Save Like A Pessimist, Invest Like An Optimist
Save Like A Pessimist, Invest Like An Optimist
Sep 2, 2020 by Morgan Housel
In 1984 Jane Pauley interviewed 28-year-old Bill Gates. “Some people call you a genius,” Pauley said. “I know that might embarrass you but …” Gates deadpans. No emotion. No response.
“OK, I guess that doesn’t embarrass you,” Pauley says with an awkward laugh. Again, zero reaction from Gates.
Of course he was a genius. And he knew it.
Gates dropped out of college at 19 because he thought a computer should be on every desk in every home. You only do that when you have relentless confidence in your abilities. Paul Allen once wrote about the first time he met Bill:
You could tell three things about Bill Gates pretty quickly. He was really smart. He was really competitive; he wanted to show you how smart he was. And he was really, really persistent.

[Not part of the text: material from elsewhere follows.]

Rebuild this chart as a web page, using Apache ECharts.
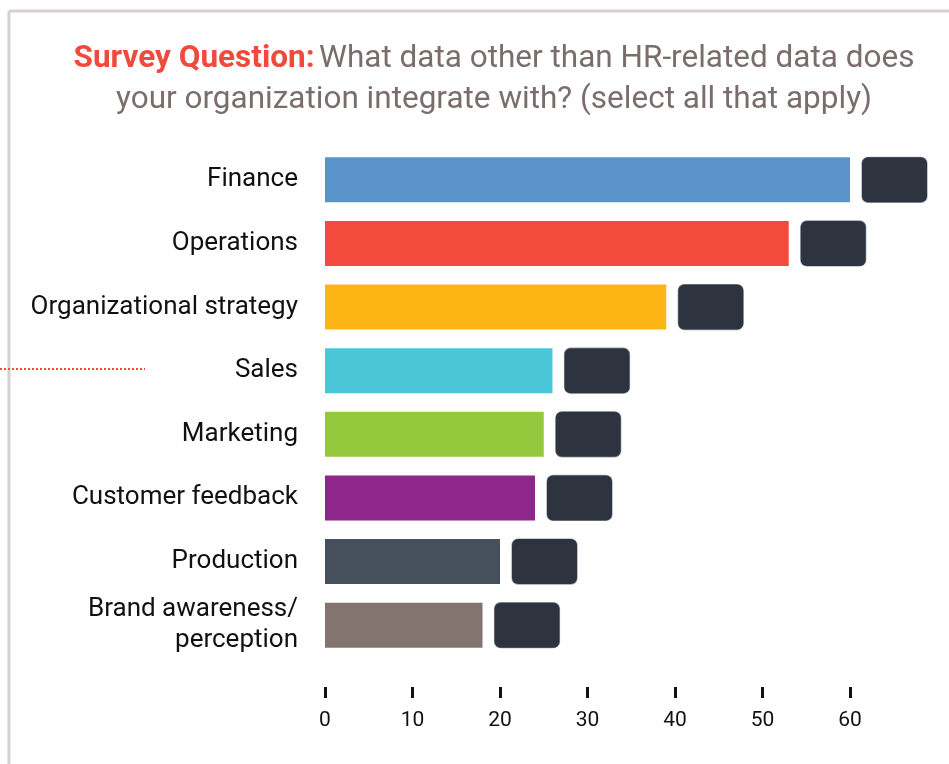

But there was another side of Bill Gates. It was almost paranoia, virtually the opposite of his unshakable confidence.
From the day he started Microsoft he insisted on always having enough cash in the bank to keep the company alive for 12 months with no revenue coming in. In 1995 he was asked by Charlie Rose why he kept so much cash on hand. Things change so fast in technology that next year’s business wasn’t guaranteed, he said, “Including Microsoft’s.” In 2007 he reflected:
I was always worried because people who worked for me were older than me and had kids, and I always thought, ‘What if we don’t get paid, will I be able to meet the payroll?’”
Optimism and pessimism can coexist. If you look hard enough you’ll see them next to each other in virtually every successful company and successful career. They seem like opposites, but they work together to keep everything in balance. What Gates seems to get is that you can only be an optimist in the long run if you’re pessimistic enough to survive the short run.